> GIVEN PROBLEM:
Identify the lines bearing the string "page" and gather them.

> INFORMATION PROVIDED:
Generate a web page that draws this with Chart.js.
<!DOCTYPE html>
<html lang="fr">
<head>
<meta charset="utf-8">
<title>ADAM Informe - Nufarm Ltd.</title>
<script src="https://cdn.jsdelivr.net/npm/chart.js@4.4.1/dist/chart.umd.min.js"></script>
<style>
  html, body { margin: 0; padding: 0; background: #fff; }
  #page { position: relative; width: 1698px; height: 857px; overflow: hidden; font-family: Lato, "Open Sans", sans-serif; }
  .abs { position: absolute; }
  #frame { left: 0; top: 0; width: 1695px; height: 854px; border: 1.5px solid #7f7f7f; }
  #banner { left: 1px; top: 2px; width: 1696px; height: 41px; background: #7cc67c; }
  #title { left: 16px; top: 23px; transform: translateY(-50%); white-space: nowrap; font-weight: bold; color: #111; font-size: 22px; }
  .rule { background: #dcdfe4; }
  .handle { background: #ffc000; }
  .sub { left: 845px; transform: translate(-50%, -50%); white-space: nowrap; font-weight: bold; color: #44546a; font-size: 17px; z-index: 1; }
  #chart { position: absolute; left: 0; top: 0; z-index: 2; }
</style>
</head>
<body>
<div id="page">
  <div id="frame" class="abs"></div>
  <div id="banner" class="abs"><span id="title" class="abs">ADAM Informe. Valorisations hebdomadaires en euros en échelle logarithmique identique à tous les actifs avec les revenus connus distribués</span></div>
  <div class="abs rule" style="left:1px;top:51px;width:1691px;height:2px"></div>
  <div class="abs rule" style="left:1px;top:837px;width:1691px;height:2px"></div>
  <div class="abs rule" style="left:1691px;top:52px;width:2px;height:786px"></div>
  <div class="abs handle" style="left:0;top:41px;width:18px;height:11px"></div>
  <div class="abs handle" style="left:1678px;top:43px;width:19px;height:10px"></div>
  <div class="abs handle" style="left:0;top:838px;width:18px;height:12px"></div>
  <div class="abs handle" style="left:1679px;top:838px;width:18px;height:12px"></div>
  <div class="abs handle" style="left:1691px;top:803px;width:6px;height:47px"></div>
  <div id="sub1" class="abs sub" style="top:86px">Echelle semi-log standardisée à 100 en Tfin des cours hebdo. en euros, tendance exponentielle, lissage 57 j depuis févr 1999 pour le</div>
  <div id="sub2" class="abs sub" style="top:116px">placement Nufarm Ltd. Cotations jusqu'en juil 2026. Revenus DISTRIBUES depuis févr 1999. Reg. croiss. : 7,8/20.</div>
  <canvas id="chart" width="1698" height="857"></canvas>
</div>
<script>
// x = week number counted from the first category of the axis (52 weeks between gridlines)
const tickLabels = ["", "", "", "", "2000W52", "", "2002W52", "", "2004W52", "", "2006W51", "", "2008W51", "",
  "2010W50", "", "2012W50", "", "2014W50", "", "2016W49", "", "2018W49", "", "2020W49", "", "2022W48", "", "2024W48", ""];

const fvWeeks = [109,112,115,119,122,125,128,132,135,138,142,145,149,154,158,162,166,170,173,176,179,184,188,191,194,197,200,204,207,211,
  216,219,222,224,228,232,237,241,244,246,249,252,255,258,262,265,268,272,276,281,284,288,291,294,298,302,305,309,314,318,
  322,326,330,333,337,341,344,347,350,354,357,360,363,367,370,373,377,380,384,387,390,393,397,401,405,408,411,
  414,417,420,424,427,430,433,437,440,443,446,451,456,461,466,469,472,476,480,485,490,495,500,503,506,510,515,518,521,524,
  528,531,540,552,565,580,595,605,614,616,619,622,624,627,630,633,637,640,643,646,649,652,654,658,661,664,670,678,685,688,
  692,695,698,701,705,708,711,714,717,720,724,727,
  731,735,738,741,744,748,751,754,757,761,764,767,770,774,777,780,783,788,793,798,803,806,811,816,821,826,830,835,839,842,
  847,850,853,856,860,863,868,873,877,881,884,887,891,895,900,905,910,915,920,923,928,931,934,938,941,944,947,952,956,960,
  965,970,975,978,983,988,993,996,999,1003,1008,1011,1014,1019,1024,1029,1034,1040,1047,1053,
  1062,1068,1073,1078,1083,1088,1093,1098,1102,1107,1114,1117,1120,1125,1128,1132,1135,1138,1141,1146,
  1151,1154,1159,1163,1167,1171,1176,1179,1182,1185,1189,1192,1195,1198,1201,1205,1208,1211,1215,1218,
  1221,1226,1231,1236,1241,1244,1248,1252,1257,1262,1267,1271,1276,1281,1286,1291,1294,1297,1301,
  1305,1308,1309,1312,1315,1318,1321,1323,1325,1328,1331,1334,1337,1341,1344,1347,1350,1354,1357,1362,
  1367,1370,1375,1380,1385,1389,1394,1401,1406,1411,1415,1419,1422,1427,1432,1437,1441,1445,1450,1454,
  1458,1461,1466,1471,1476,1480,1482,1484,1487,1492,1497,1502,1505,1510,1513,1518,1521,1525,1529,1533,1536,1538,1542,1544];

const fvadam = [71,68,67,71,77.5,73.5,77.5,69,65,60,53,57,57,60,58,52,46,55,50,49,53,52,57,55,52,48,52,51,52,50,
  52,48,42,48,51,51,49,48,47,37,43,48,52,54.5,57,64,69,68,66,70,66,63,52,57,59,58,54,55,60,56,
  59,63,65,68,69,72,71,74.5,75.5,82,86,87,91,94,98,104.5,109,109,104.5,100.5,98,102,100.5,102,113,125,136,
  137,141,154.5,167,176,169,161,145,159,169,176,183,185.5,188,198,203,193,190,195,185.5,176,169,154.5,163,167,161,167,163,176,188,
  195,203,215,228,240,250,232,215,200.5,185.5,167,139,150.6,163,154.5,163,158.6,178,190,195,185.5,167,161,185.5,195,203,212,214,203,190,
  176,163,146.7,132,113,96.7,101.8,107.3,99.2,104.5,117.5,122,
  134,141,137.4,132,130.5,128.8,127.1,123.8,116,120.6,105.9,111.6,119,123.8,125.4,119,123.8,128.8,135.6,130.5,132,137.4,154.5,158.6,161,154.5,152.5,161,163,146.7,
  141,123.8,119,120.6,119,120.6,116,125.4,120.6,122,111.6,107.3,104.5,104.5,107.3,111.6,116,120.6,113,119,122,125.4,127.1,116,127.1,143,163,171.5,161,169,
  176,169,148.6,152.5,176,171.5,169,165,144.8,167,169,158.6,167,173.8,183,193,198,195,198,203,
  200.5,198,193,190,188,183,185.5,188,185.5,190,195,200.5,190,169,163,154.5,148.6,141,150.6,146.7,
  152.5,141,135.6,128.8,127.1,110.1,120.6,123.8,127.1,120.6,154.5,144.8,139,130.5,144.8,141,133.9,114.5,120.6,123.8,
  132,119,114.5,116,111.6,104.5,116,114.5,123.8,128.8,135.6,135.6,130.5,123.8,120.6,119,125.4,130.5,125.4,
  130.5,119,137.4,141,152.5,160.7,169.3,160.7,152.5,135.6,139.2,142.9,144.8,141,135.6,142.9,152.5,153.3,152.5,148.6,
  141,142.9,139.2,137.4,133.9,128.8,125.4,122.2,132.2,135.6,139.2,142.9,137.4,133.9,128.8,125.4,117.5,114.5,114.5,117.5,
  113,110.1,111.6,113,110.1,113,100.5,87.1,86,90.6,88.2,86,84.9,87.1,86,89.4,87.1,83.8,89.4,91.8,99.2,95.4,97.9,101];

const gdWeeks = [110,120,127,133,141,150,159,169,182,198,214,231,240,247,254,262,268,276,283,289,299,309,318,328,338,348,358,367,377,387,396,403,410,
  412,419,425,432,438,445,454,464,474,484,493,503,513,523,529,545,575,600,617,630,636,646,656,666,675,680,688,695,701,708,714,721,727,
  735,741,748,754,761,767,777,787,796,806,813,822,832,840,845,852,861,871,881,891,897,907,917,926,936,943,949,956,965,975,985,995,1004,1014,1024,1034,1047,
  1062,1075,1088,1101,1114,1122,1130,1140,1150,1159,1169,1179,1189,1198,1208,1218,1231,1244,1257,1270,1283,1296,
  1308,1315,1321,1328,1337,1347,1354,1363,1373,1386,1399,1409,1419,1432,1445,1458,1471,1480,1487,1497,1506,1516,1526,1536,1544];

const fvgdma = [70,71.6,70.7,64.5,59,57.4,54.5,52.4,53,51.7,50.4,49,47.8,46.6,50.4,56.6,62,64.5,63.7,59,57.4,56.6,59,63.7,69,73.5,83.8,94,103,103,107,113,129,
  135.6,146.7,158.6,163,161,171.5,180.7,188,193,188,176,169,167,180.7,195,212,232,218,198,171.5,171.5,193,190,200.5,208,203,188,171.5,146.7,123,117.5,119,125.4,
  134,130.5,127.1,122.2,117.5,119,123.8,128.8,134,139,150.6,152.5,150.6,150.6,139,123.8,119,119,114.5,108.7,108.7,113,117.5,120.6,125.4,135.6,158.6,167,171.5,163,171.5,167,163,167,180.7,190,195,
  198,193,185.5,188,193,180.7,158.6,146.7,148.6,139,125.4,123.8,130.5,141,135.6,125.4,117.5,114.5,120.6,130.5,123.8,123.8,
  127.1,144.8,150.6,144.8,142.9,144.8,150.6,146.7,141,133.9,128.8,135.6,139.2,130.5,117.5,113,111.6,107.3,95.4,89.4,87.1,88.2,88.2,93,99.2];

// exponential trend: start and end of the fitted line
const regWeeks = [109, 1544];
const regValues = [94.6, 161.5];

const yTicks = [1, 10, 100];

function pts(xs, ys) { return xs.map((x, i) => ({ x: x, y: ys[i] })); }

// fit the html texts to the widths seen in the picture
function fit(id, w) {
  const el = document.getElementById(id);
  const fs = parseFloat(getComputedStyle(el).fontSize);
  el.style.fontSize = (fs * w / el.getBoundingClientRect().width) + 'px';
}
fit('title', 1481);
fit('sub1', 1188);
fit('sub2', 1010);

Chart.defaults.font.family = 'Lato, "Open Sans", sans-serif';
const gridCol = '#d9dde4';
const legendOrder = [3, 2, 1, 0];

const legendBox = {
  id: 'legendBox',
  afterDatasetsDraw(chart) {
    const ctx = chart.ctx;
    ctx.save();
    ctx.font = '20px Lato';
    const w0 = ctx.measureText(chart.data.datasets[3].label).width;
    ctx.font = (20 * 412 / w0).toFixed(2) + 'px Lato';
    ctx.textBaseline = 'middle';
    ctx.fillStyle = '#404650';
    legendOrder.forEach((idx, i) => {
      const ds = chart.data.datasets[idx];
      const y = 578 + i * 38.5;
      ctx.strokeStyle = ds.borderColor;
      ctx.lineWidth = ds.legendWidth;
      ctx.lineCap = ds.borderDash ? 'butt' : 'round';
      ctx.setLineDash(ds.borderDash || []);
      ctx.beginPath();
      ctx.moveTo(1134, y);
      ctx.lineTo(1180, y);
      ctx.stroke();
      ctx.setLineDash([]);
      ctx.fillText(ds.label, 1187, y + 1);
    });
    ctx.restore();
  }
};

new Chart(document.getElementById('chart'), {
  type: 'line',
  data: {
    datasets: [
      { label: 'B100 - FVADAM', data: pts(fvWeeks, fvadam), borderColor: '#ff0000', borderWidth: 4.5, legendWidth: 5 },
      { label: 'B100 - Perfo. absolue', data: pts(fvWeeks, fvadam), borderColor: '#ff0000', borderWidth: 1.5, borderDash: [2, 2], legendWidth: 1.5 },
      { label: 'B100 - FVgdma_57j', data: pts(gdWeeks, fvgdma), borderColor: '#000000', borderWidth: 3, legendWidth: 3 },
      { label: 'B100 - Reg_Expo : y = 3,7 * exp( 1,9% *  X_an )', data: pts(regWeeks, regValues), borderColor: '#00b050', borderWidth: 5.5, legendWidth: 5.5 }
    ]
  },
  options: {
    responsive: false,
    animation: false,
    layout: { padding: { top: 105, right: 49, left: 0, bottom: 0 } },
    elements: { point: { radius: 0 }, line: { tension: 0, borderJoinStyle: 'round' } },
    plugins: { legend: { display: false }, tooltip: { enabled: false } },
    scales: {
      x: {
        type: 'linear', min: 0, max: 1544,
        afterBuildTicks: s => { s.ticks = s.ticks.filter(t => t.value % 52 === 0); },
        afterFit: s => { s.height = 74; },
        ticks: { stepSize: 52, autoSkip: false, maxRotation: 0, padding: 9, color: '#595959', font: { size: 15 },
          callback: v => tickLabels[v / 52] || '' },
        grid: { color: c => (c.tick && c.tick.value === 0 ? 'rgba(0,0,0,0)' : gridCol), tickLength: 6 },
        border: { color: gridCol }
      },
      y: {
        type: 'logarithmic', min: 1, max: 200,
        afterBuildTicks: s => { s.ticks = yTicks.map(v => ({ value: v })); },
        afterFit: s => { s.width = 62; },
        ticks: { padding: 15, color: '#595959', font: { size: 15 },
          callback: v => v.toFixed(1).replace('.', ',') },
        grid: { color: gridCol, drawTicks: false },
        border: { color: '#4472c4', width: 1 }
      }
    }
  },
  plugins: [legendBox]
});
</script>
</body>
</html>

> WRITTEN REPLY:
Generate a web page that draws this with Chart.js.
  #page { position: relative; width: 1698px; height: 857px; overflow: hidden; font-family: Lato, "Open Sans", sans-serif; }
<div id="page">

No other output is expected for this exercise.